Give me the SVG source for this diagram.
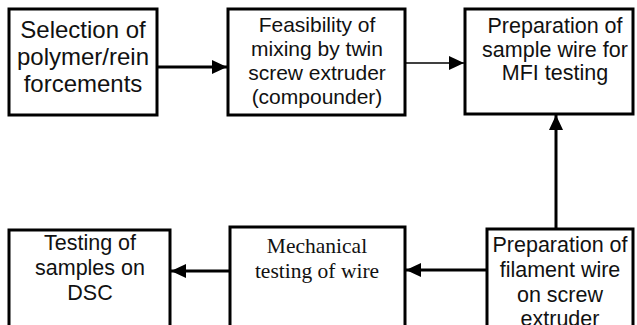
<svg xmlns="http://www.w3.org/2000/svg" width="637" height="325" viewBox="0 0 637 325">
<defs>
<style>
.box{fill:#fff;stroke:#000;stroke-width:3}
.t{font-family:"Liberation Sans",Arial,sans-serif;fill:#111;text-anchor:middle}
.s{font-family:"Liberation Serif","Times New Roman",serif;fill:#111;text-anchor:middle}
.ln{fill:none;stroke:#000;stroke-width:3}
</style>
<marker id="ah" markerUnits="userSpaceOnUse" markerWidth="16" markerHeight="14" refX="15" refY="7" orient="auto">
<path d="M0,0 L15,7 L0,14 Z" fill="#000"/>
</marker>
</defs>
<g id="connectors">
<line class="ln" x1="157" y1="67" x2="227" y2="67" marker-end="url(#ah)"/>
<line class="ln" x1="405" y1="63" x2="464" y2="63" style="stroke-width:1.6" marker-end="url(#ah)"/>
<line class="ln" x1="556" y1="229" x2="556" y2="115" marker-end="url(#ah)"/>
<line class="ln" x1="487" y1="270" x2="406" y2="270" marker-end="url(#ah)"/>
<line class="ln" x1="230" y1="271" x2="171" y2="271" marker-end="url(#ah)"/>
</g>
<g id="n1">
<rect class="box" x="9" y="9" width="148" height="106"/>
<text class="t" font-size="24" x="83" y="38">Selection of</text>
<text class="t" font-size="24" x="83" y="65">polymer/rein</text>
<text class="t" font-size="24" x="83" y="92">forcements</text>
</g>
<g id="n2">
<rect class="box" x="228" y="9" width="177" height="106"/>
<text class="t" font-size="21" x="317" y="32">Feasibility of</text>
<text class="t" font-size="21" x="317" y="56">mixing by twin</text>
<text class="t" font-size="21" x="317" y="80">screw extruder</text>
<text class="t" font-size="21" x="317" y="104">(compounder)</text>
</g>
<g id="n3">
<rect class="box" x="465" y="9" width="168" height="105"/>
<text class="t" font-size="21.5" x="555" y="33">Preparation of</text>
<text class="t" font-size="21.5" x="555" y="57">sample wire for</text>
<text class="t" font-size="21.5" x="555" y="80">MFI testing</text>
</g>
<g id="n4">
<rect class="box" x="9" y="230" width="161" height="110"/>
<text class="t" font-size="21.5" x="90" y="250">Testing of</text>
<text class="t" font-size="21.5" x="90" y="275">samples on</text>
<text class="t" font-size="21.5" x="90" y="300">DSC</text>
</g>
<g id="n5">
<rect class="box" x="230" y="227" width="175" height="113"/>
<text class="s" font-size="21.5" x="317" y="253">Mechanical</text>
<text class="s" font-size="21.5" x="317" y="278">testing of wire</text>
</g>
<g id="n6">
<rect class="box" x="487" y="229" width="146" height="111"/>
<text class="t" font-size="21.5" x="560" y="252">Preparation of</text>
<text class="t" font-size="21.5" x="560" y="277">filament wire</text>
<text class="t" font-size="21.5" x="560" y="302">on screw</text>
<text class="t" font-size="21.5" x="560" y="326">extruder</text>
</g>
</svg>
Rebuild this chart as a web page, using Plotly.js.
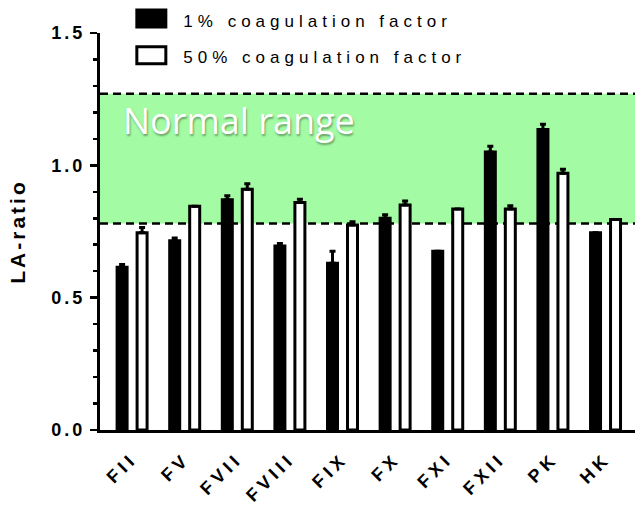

----------------

**Request**
Output the data above without changes, apart from leaving out the pictures.

**Expected answer**
Give me the SVG source for this diagram.
<svg xmlns="http://www.w3.org/2000/svg" width="637" height="325" viewBox="0 0 637 325">
<defs>
<style>
.box{fill:#fff;stroke:#000;stroke-width:3}
.t{font-family:"Liberation Sans",Arial,sans-serif;fill:#111;text-anchor:middle}
.s{font-family:"Liberation Serif","Times New Roman",serif;fill:#111;text-anchor:middle}
.ln{fill:none;stroke:#000;stroke-width:3}
</style>
<marker id="ah" markerUnits="userSpaceOnUse" markerWidth="16" markerHeight="14" refX="15" refY="7" orient="auto">
<path d="M0,0 L15,7 L0,14 Z" fill="#000"/>
</marker>
</defs>
<g id="connectors">
<line class="ln" x1="157" y1="67" x2="227" y2="67" marker-end="url(#ah)"/>
<line class="ln" x1="405" y1="63" x2="464" y2="63" style="stroke-width:1.6" marker-end="url(#ah)"/>
<line class="ln" x1="556" y1="229" x2="556" y2="115" marker-end="url(#ah)"/>
<line class="ln" x1="487" y1="270" x2="406" y2="270" marker-end="url(#ah)"/>
<line class="ln" x1="230" y1="271" x2="171" y2="271" marker-end="url(#ah)"/>
</g>
<g id="n1">
<rect class="box" x="9" y="9" width="148" height="106"/>
<text class="t" font-size="24" x="83" y="38">Selection of</text>
<text class="t" font-size="24" x="83" y="65">polymer/rein</text>
<text class="t" font-size="24" x="83" y="92">forcements</text>
</g>
<g id="n2">
<rect class="box" x="228" y="9" width="177" height="106"/>
<text class="t" font-size="21" x="317" y="32">Feasibility of</text>
<text class="t" font-size="21" x="317" y="56">mixing by twin</text>
<text class="t" font-size="21" x="317" y="80">screw extruder</text>
<text class="t" font-size="21" x="317" y="104">(compounder)</text>
</g>
<g id="n3">
<rect class="box" x="465" y="9" width="168" height="105"/>
<text class="t" font-size="21.5" x="555" y="33">Preparation of</text>
<text class="t" font-size="21.5" x="555" y="57">sample wire for</text>
<text class="t" font-size="21.5" x="555" y="80">MFI testing</text>
</g>
<g id="n4">
<rect class="box" x="9" y="230" width="161" height="110"/>
<text class="t" font-size="21.5" x="90" y="250">Testing of</text>
<text class="t" font-size="21.5" x="90" y="275">samples on</text>
<text class="t" font-size="21.5" x="90" y="300">DSC</text>
</g>
<g id="n5">
<rect class="box" x="230" y="227" width="175" height="113"/>
<text class="s" font-size="21.5" x="317" y="253">Mechanical</text>
<text class="s" font-size="21.5" x="317" y="278">testing of wire</text>
</g>
<g id="n6">
<rect class="box" x="487" y="229" width="146" height="111"/>
<text class="t" font-size="21.5" x="560" y="252">Preparation of</text>
<text class="t" font-size="21.5" x="560" y="277">filament wire</text>
<text class="t" font-size="21.5" x="560" y="302">on screw</text>
<text class="t" font-size="21.5" x="560" y="326">extruder</text>
</g>
</svg>
Rebuild this chart as a web page, using Plotly.js.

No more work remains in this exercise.